## Job:
Omit any picture, and return the remaining data exactly as written.

## Provided data:
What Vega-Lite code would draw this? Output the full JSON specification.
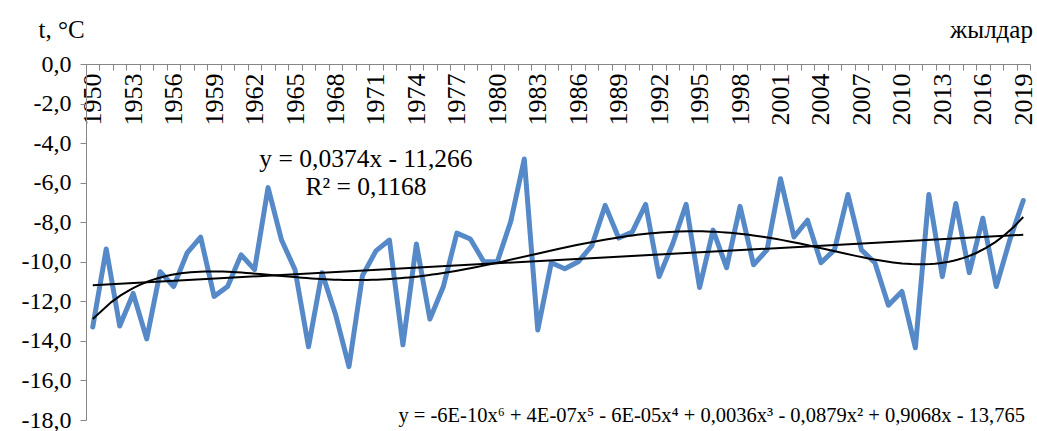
{
  "$schema": "https://vega.github.io/schema/vega-lite/v6.json",
  "autosize": {"type": "none"},
  "width": 944,
  "height": 356,
  "padding": {"left": 86, "top": 64, "right": 7, "bottom": 11},
  "background": "white",
  "config": {
    "view": {"stroke": null},
    "font": "Liberation Serif",
    "locale": {"number": {"decimal": ",", "thousands": " ", "grouping": [3], "currency": ["", ""], "minus": "-"}},
    "style": {
      "guide-label": {"font": "Liberation Serif", "fill": "black"},
      "guide-title": {"font": "Liberation Serif", "fill": "black", "fontWeight": "normal"}
    },
    "axis": {
      "labelFont": "Liberation Serif", "labelColor": "black", "labelOverlap": false, "labelFlush": false, "labelBound": false,
      "titleFont": "Liberation Serif", "titleFontWeight": "normal", "titleColor": "black", "titleFontSize": 25,
      "tickColor": "#868686", "tickSize": 6, "domainColor": "#868686", "grid": false, "ticks": true
    }
  },
  "datasets": {
    "temps": [
      {"year": 1950, "t": -13.3}, {"year": 1951, "t": -9.35}, {"year": 1952, "t": -13.25}, {"year": 1953, "t": -11.6},
      {"year": 1954, "t": -13.9}, {"year": 1955, "t": -10.5}, {"year": 1956, "t": -11.25}, {"year": 1957, "t": -9.55},
      {"year": 1958, "t": -8.75}, {"year": 1959, "t": -11.75}, {"year": 1960, "t": -11.25}, {"year": 1961, "t": -9.65},
      {"year": 1962, "t": -10.4}, {"year": 1963, "t": -6.25}, {"year": 1964, "t": -8.9}, {"year": 1965, "t": -10.4},
      {"year": 1966, "t": -14.3}, {"year": 1967, "t": -10.55}, {"year": 1968, "t": -12.65}, {"year": 1969, "t": -15.3},
      {"year": 1970, "t": -10.7}, {"year": 1971, "t": -9.45}, {"year": 1972, "t": -8.9}, {"year": 1973, "t": -14.2},
      {"year": 1974, "t": -9.1}, {"year": 1975, "t": -12.9}, {"year": 1976, "t": -11.25}, {"year": 1977, "t": -8.55},
      {"year": 1978, "t": -8.85}, {"year": 1979, "t": -10.0}, {"year": 1980, "t": -10.0}, {"year": 1981, "t": -7.95},
      {"year": 1982, "t": -4.8}, {"year": 1983, "t": -13.45}, {"year": 1984, "t": -10.05}, {"year": 1985, "t": -10.35},
      {"year": 1986, "t": -10.0}, {"year": 1987, "t": -9.2}, {"year": 1988, "t": -7.15}, {"year": 1989, "t": -8.8},
      {"year": 1990, "t": -8.5}, {"year": 1991, "t": -7.1}, {"year": 1992, "t": -10.75}, {"year": 1993, "t": -9.1},
      {"year": 1994, "t": -7.1}, {"year": 1995, "t": -11.3}, {"year": 1996, "t": -8.4}, {"year": 1997, "t": -10.3},
      {"year": 1998, "t": -7.2}, {"year": 1999, "t": -10.15}, {"year": 2000, "t": -9.4}, {"year": 2001, "t": -5.8},
      {"year": 2002, "t": -8.75}, {"year": 2003, "t": -7.9}, {"year": 2004, "t": -10.05}, {"year": 2005, "t": -9.4},
      {"year": 2006, "t": -6.6}, {"year": 2007, "t": -9.4}, {"year": 2008, "t": -10.05}, {"year": 2009, "t": -12.2},
      {"year": 2010, "t": -11.5}, {"year": 2011, "t": -14.35}, {"year": 2012, "t": -6.6}, {"year": 2013, "t": -10.75},
      {"year": 2014, "t": -7.05}, {"year": 2015, "t": -10.55}, {"year": 2016, "t": -7.8}, {"year": 2017, "t": -11.25},
      {"year": 2018, "t": -8.9}, {"year": 2019, "t": -6.9}
    ],
    "eqLinear": [
      {"year": 1970.26, "t": -5.21, "label": "y = 0,0374x - 11,266"},
      {"year": 1970.26, "t": -6.62, "label": "R² = 0,1168"}
    ],
    "eqPoly": [
      {"year": 2019.13, "t": -18.1, "label": "y = -6E-10x⁶ + 4E-07x⁵ - 6E-05x⁴ + 0,0036x³ - 0,0879x² + 0,9068x - 13,765"}
    ]
  },
  "encoding": {
    "x": {
      "field": "year", "type": "quantitative",
      "scale": {"domain": [1949.5, 2019.5], "nice": false, "zero": false},
      "axis": {
        "orient": "bottom", "offset": -356,
        "values": [1949.5,1950.5,1951.5,1952.5,1953.5,1954.5,1955.5,1956.5,1957.5,1958.5,1959.5,1960.5,1961.5,1962.5,1963.5,1964.5,1965.5,1966.5,1967.5,1968.5,1969.5,1970.5,1971.5,1972.5,1973.5,1974.5,1975.5,1976.5,1977.5,1978.5,1979.5,1980.5,1981.5,1982.5,1983.5,1984.5,1985.5,1986.5,1987.5,1988.5,1989.5,1990.5,1991.5,1992.5,1993.5,1994.5,1995.5,1996.5,1997.5,1998.5,1999.5,2000.5,2001.5,2002.5,2003.5,2004.5,2005.5,2006.5,2007.5,2008.5,2009.5,2010.5,2011.5,2012.5,2013.5,2014.5,2015.5,2016.5,2017.5,2018.5,2019.5],
        "labelExpr": "(datum.value < 2019.4 && (datum.value + 0.5 - 1950) % 3 == 0) ? toString(datum.value + 0.5) : ''",
        "labelAngle": -90, "labelOffset": 6.74, "labelPadding": 3,
        "labelFont": "Liberation Serif", "labelFontSize": 26, "labelColor": "black",
        "labelFlush": false, "labelOverlap": false, "labelBound": false,
        "tickColor": "#868686", "tickSize": 6, "domainColor": "#868686", "grid": false,
        "title": "жылдар", "titleFont": "Liberation Serif", "titleFontSize": 25, "titleFontWeight": "normal",
        "titleColor": "black", "titleX": 905, "titleY": -27, "titleAlign": "center", "titleBaseline": "alphabetic"
      }
    },
    "y": {
      "field": "t", "type": "quantitative",
      "scale": {"domain": [-18, 0], "nice": false, "zero": false},
      "axis": {
        "values": [0, -2, -4, -6, -8, -10, -12, -14, -16, -18],
        "format": ".1f",
        "labelFont": "Liberation Serif", "labelFontSize": 24, "labelColor": "black", "labelPadding": 9,
        "labelFlush": false, "labelOverlap": false,
        "tickColor": "#868686", "tickSize": 6, "domainColor": "#868686", "grid": false,
        "title": "t, °C", "titleFont": "Liberation Serif", "titleFontSize": 25, "titleFontWeight": "normal",
        "titleColor": "black", "titleAngle": 0, "titleX": -25, "titleY": -27, "titleAlign": "center", "titleBaseline": "alphabetic"
      }
    }
  },
  "layer": [
    {
      "data": {"name": "temps"},
      "mark": {"type": "line", "color": "#5689C7", "strokeWidth": 5, "strokeJoin": "round", "strokeCap": "round"}
    },
    {
      "data": {"name": "temps"},
      "transform": [{"regression": "t", "on": "year", "method": "linear"}],
      "mark": {"type": "line", "color": "black", "strokeWidth": 2}
    },
    {
      "data": {"name": "temps"},
      "transform": [{"regression": "t", "on": "year", "method": "poly", "order": 6}],
      "mark": {"type": "line", "color": "black", "strokeWidth": 2}
    },
    {
      "data": {"name": "eqLinear"},
      "mark": {"type": "text", "font": "Liberation Serif", "fontSize": 25.5, "align": "center", "baseline": "alphabetic", "color": "black"},
      "encoding": {"text": {"field": "label"}}
    },
    {
      "data": {"name": "eqPoly"},
      "mark": {"type": "text", "font": "Liberation Serif", "fontSize": 20.5, "align": "right", "baseline": "alphabetic", "color": "black"},
      "encoding": {"text": {"field": "label"}}
    }
  ]
}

## Full answer:
What Vega-Lite code would draw this? Output the full JSON specification.
{
  "$schema": "https://vega.github.io/schema/vega-lite/v6.json",
  "autosize": {"type": "none"},
  "width": 944,
  "height": 356,
  "padding": {"left": 86, "top": 64, "right": 7, "bottom": 11},
  "background": "white",
  "config": {
    "view": {"stroke": null},
    "font": "Liberation Serif",
    "locale": {"number": {"decimal": ",", "thousands": " ", "grouping": [3], "currency": ["", ""], "minus": "-"}},
    "style": {
      "guide-label": {"font": "Liberation Serif", "fill": "black"},
      "guide-title": {"font": "Liberation Serif", "fill": "black", "fontWeight": "normal"}
    },
    "axis": {
      "labelFont": "Liberation Serif", "labelColor": "black", "labelOverlap": false, "labelFlush": false, "labelBound": false,
      "titleFont": "Liberation Serif", "titleFontWeight": "normal", "titleColor": "black", "titleFontSize": 25,
      "tickColor": "#868686", "tickSize": 6, "domainColor": "#868686", "grid": false, "ticks": true
    }
  },
  "datasets": {
    "temps": [
      {"year": 1950, "t": -13.3}, {"year": 1951, "t": -9.35}, {"year": 1952, "t": -13.25}, {"year": 1953, "t": -11.6},
      {"year": 1954, "t": -13.9}, {"year": 1955, "t": -10.5}, {"year": 1956, "t": -11.25}, {"year": 1957, "t": -9.55},
      {"year": 1958, "t": -8.75}, {"year": 1959, "t": -11.75}, {"year": 1960, "t": -11.25}, {"year": 1961, "t": -9.65},
      {"year": 1962, "t": -10.4}, {"year": 1963, "t": -6.25}, {"year": 1964, "t": -8.9}, {"year": 1965, "t": -10.4},
      {"year": 1966, "t": -14.3}, {"year": 1967, "t": -10.55}, {"year": 1968, "t": -12.65}, {"year": 1969, "t": -15.3},
      {"year": 1970, "t": -10.7}, {"year": 1971, "t": -9.45}, {"year": 1972, "t": -8.9}, {"year": 1973, "t": -14.2},
      {"year": 1974, "t": -9.1}, {"year": 1975, "t": -12.9}, {"year": 1976, "t": -11.25}, {"year": 1977, "t": -8.55},
      {"year": 1978, "t": -8.85}, {"year": 1979, "t": -10.0}, {"year": 1980, "t": -10.0}, {"year": 1981, "t": -7.95},
      {"year": 1982, "t": -4.8}, {"year": 1983, "t": -13.45}, {"year": 1984, "t": -10.05}, {"year": 1985, "t": -10.35},
      {"year": 1986, "t": -10.0}, {"year": 1987, "t": -9.2}, {"year": 1988, "t": -7.15}, {"year": 1989, "t": -8.8},
      {"year": 1990, "t": -8.5}, {"year": 1991, "t": -7.1}, {"year": 1992, "t": -10.75}, {"year": 1993, "t": -9.1},
      {"year": 1994, "t": -7.1}, {"year": 1995, "t": -11.3}, {"year": 1996, "t": -8.4}, {"year": 1997, "t": -10.3},
      {"year": 1998, "t": -7.2}, {"year": 1999, "t": -10.15}, {"year": 2000, "t": -9.4}, {"year": 2001, "t": -5.8},
      {"year": 2002, "t": -8.75}, {"year": 2003, "t": -7.9}, {"year": 2004, "t": -10.05}, {"year": 2005, "t": -9.4},
      {"year": 2006, "t": -6.6}, {"year": 2007, "t": -9.4}, {"year": 2008, "t": -10.05}, {"year": 2009, "t": -12.2},
      {"year": 2010, "t": -11.5}, {"year": 2011, "t": -14.35}, {"year": 2012, "t": -6.6}, {"year": 2013, "t": -10.75},
      {"year": 2014, "t": -7.05}, {"year": 2015, "t": -10.55}, {"year": 2016, "t": -7.8}, {"year": 2017, "t": -11.25},
      {"year": 2018, "t": -8.9}, {"year": 2019, "t": -6.9}
    ],
    "eqLinear": [
      {"year": 1970.26, "t": -5.21, "label": "y = 0,0374x - 11,266"},
      {"year": 1970.26, "t": -6.62, "label": "R² = 0,1168"}
    ],
    "eqPoly": [
      {"year": 2019.13, "t": -18.1, "label": "y = -6E-10x⁶ + 4E-07x⁵ - 6E-05x⁴ + 0,0036x³ - 0,0879x² + 0,9068x - 13,765"}
    ]
  },
  "encoding": {
    "x": {
      "field": "year", "type": "quantitative",
      "scale": {"domain": [1949.5, 2019.5], "nice": false, "zero": false},
      "axis": {
        "orient": "bottom", "offset": -356,
        "values": [1949.5,1950.5,1951.5,1952.5,1953.5,1954.5,1955.5,1956.5,1957.5,1958.5,1959.5,1960.5,1961.5,1962.5,1963.5,1964.5,1965.5,1966.5,1967.5,1968.5,1969.5,1970.5,1971.5,1972.5,1973.5,1974.5,1975.5,1976.5,1977.5,1978.5,1979.5,1980.5,1981.5,1982.5,1983.5,1984.5,1985.5,1986.5,1987.5,1988.5,1989.5,1990.5,1991.5,1992.5,1993.5,1994.5,1995.5,1996.5,1997.5,1998.5,1999.5,2000.5,2001.5,2002.5,2003.5,2004.5,2005.5,2006.5,2007.5,2008.5,2009.5,2010.5,2011.5,2012.5,2013.5,2014.5,2015.5,2016.5,2017.5,2018.5,2019.5],
        "labelExpr": "(datum.value < 2019.4 && (datum.value + 0.5 - 1950) % 3 == 0) ? toString(datum.value + 0.5) : ''",
        "labelAngle": -90, "labelOffset": 6.74, "labelPadding": 3,
        "labelFont": "Liberation Serif", "labelFontSize": 26, "labelColor": "black",
        "labelFlush": false, "labelOverlap": false, "labelBound": false,
        "tickColor": "#868686", "tickSize": 6, "domainColor": "#868686", "grid": false,
        "title": "жылдар", "titleFont": "Liberation Serif", "titleFontSize": 25, "titleFontWeight": "normal",
        "titleColor": "black", "titleX": 905, "titleY": -27, "titleAlign": "center", "titleBaseline": "alphabetic"
      }
    },
    "y": {
      "field": "t", "type": "quantitative",
      "scale": {"domain": [-18, 0], "nice": false, "zero": false},
      "axis": {
        "values": [0, -2, -4, -6, -8, -10, -12, -14, -16, -18],
        "format": ".1f",
        "labelFont": "Liberation Serif", "labelFontSize": 24, "labelColor": "black", "labelPadding": 9,
        "labelFlush": false, "labelOverlap": false,
        "tickColor": "#868686", "tickSize": 6, "domainColor": "#868686", "grid": false,
        "title": "t, °C", "titleFont": "Liberation Serif", "titleFontSize": 25, "titleFontWeight": "normal",
        "titleColor": "black", "titleAngle": 0, "titleX": -25, "titleY": -27, "titleAlign": "center", "titleBaseline": "alphabetic"
      }
    }
  },
  "layer": [
    {
      "data": {"name": "temps"},
      "mark": {"type": "line", "color": "#5689C7", "strokeWidth": 5, "strokeJoin": "round", "strokeCap": "round"}
    },
    {
      "data": {"name": "temps"},
      "transform": [{"regression": "t", "on": "year", "method": "linear"}],
      "mark": {"type": "line", "color": "black", "strokeWidth": 2}
    },
    {
      "data": {"name": "temps"},
      "transform": [{"regression": "t", "on": "year", "method": "poly", "order": 6}],
      "mark": {"type": "line", "color": "black", "strokeWidth": 2}
    },
    {
      "data": {"name": "eqLinear"},
      "mark": {"type": "text", "font": "Liberation Serif", "fontSize": 25.5, "align": "center", "baseline": "alphabetic", "color": "black"},
      "encoding": {"text": {"field": "label"}}
    },
    {
      "data": {"name": "eqPoly"},
      "mark": {"type": "text", "font": "Liberation Serif", "fontSize": 20.5, "align": "right", "baseline": "alphabetic", "color": "black"},
      "encoding": {"text": {"field": "label"}}
    }
  ]
}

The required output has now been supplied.